● Short task:
Start at the line that has "Give me the TikZ source for this diagram." and stop at the line that has "(divtop) -- (divbot);". Print those lines and all lines between them exactly, and nothing more.

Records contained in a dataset
________________________________________

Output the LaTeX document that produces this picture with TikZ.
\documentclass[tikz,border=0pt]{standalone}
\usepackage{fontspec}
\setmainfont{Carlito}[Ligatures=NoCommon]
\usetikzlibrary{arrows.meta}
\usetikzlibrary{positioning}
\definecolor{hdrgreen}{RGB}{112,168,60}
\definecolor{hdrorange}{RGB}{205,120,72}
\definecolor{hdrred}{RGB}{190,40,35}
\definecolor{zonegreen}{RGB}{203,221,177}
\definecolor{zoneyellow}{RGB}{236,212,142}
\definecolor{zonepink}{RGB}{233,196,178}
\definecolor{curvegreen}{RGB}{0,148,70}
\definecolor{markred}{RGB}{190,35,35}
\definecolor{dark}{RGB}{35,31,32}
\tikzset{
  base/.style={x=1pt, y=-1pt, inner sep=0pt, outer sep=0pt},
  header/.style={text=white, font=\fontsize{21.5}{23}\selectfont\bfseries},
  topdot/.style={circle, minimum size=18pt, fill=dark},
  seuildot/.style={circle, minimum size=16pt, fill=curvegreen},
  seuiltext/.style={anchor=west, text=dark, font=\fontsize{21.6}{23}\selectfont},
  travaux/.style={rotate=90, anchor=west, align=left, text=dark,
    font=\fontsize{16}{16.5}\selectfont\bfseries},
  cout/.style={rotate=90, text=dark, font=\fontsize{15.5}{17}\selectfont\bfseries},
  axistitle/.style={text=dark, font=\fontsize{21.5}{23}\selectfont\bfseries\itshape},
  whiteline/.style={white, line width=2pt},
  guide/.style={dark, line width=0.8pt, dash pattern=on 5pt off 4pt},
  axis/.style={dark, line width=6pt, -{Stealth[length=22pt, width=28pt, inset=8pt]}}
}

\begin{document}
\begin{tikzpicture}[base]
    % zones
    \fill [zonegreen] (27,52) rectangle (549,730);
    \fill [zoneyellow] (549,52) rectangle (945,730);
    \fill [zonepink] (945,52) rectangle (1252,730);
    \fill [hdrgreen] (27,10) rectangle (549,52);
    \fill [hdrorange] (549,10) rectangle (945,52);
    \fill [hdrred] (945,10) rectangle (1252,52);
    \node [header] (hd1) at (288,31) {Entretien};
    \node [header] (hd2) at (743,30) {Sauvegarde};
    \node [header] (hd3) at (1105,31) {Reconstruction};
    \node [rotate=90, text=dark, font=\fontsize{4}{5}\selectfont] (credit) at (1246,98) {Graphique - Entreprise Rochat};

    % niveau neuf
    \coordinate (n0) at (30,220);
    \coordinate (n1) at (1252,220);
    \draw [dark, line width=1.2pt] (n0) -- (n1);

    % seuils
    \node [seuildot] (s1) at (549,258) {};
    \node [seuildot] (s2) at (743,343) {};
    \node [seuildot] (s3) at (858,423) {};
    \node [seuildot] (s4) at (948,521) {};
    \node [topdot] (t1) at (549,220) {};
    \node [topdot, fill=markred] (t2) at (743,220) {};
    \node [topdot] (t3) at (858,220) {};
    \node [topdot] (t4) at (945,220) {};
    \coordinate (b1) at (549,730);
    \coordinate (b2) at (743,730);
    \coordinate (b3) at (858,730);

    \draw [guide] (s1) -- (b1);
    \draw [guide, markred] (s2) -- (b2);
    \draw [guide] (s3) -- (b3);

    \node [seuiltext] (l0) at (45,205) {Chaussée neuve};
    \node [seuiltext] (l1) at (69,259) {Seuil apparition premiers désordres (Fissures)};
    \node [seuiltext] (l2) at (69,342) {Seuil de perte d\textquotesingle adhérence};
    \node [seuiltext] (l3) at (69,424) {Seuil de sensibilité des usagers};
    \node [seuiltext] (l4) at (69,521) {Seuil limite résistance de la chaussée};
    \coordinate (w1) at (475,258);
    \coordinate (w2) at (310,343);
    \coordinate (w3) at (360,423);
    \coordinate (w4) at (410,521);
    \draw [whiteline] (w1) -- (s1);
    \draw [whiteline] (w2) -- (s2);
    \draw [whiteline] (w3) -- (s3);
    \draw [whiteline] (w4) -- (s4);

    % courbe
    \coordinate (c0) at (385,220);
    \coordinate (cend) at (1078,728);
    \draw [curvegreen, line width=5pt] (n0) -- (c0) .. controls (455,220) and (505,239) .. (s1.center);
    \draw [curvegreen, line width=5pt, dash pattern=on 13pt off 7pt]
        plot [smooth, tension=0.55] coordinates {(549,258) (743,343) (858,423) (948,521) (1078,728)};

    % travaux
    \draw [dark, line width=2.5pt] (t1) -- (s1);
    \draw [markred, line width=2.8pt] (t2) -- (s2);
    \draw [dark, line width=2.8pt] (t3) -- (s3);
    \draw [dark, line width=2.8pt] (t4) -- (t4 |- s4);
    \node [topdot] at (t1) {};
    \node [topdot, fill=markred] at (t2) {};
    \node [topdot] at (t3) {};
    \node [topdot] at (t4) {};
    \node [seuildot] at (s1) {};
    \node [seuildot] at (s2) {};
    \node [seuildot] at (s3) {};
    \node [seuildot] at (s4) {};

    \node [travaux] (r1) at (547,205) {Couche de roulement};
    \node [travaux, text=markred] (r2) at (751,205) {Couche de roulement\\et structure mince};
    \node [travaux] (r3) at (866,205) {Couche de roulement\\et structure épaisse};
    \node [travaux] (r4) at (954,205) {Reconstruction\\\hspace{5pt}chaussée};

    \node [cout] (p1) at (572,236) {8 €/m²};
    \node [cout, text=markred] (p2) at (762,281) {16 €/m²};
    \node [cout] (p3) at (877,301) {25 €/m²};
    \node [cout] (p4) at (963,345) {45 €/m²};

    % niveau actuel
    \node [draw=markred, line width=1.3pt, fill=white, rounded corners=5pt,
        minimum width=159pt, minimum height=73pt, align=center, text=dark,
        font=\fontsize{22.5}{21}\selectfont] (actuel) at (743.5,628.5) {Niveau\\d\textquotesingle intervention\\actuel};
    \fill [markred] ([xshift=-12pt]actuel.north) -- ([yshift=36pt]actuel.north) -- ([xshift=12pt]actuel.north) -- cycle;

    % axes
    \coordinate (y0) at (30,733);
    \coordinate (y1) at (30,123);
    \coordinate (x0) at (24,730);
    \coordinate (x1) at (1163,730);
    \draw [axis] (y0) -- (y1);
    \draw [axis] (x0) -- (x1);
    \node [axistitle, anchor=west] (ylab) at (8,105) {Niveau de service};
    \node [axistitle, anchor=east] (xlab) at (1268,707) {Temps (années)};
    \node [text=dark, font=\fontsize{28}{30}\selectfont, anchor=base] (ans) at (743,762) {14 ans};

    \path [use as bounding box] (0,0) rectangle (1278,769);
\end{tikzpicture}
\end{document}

________________________________________

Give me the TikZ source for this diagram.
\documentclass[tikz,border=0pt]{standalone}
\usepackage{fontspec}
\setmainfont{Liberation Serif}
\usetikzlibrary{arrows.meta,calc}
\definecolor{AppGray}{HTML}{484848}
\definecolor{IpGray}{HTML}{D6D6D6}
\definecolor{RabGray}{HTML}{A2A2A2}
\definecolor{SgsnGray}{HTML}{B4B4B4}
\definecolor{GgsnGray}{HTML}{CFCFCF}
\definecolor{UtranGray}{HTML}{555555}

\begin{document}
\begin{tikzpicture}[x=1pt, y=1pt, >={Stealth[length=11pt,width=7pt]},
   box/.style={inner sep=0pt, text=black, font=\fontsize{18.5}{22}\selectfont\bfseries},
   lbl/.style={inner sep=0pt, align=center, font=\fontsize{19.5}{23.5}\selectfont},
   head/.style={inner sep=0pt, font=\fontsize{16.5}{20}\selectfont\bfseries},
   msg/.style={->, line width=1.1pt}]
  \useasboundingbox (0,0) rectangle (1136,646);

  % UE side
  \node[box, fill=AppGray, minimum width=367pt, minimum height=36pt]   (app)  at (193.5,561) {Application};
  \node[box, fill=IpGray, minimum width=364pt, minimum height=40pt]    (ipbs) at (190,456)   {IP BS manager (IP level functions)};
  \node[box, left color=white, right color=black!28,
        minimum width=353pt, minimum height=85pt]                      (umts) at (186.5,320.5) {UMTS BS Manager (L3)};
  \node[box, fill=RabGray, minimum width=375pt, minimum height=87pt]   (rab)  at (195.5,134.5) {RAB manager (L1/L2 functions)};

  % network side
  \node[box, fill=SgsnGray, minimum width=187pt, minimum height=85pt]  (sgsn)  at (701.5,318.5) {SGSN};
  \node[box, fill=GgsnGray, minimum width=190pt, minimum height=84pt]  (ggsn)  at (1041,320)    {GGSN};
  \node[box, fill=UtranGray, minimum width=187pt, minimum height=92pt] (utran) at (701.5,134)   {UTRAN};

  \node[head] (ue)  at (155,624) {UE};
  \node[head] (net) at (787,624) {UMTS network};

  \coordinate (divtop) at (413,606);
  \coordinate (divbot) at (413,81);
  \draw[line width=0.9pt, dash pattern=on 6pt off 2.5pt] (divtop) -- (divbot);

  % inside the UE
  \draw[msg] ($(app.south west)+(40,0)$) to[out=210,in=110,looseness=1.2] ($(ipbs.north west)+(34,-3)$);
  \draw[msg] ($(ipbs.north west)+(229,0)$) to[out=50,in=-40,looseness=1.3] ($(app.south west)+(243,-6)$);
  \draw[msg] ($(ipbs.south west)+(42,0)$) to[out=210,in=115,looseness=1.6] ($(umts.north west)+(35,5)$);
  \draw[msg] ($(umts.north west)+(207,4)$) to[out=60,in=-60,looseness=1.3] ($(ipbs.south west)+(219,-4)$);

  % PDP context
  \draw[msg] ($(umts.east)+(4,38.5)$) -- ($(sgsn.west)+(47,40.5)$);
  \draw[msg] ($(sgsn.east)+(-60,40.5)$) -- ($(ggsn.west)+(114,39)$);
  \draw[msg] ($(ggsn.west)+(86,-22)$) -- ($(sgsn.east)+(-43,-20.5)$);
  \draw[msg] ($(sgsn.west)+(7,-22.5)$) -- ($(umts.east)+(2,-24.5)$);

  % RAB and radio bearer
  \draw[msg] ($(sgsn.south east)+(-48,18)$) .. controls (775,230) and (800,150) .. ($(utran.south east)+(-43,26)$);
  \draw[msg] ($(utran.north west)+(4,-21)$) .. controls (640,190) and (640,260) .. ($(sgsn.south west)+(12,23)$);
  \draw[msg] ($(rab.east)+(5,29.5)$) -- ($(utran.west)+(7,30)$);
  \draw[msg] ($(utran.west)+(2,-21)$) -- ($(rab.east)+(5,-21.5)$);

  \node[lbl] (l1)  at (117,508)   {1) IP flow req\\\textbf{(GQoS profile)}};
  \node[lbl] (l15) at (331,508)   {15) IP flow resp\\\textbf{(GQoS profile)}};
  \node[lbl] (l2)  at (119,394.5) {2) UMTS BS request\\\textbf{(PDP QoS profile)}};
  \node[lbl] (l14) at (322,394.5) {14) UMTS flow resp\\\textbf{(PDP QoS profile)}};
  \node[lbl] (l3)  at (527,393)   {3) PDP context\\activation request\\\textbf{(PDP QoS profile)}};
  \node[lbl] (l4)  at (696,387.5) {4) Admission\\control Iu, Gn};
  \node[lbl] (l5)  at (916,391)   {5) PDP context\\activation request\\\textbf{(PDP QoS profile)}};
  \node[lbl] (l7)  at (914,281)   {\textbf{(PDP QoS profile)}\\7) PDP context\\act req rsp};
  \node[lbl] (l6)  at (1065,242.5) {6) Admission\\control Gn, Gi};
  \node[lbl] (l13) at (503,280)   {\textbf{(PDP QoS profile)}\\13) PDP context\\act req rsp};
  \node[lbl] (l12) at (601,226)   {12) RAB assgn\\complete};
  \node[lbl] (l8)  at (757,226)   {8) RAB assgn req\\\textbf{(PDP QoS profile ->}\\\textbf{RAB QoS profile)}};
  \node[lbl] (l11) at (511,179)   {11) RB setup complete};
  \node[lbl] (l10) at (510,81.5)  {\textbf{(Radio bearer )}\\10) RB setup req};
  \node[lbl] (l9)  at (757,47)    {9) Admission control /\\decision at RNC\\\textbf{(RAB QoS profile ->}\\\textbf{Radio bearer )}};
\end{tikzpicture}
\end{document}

________________________________________

● Task output:
Give me the TikZ source for this diagram.
\documentclass[tikz,border=0pt]{standalone}
\usepackage{fontspec}
\setmainfont{Liberation Serif}
\usetikzlibrary{arrows.meta,calc}
\definecolor{AppGray}{HTML}{484848}
\definecolor{IpGray}{HTML}{D6D6D6}
\definecolor{RabGray}{HTML}{A2A2A2}
\definecolor{SgsnGray}{HTML}{B4B4B4}
\definecolor{GgsnGray}{HTML}{CFCFCF}
\definecolor{UtranGray}{HTML}{555555}

\begin{document}
\begin{tikzpicture}[x=1pt, y=1pt, >={Stealth[length=11pt,width=7pt]},
   box/.style={inner sep=0pt, text=black, font=\fontsize{18.5}{22}\selectfont\bfseries},
   lbl/.style={inner sep=0pt, align=center, font=\fontsize{19.5}{23.5}\selectfont},
   head/.style={inner sep=0pt, font=\fontsize{16.5}{20}\selectfont\bfseries},
   msg/.style={->, line width=1.1pt}]
  \useasboundingbox (0,0) rectangle (1136,646);

  % UE side
  \node[box, fill=AppGray, minimum width=367pt, minimum height=36pt]   (app)  at (193.5,561) {Application};
  \node[box, fill=IpGray, minimum width=364pt, minimum height=40pt]    (ipbs) at (190,456)   {IP BS manager (IP level functions)};
  \node[box, left color=white, right color=black!28,
        minimum width=353pt, minimum height=85pt]                      (umts) at (186.5,320.5) {UMTS BS Manager (L3)};
  \node[box, fill=RabGray, minimum width=375pt, minimum height=87pt]   (rab)  at (195.5,134.5) {RAB manager (L1/L2 functions)};

  % network side
  \node[box, fill=SgsnGray, minimum width=187pt, minimum height=85pt]  (sgsn)  at (701.5,318.5) {SGSN};
  \node[box, fill=GgsnGray, minimum width=190pt, minimum height=84pt]  (ggsn)  at (1041,320)    {GGSN};
  \node[box, fill=UtranGray, minimum width=187pt, minimum height=92pt] (utran) at (701.5,134)   {UTRAN};

  \node[head] (ue)  at (155,624) {UE};
  \node[head] (net) at (787,624) {UMTS network};

  \coordinate (divtop) at (413,606);
  \coordinate (divbot) at (413,81);
  \draw[line width=0.9pt, dash pattern=on 6pt off 2.5pt] (divtop) -- (divbot);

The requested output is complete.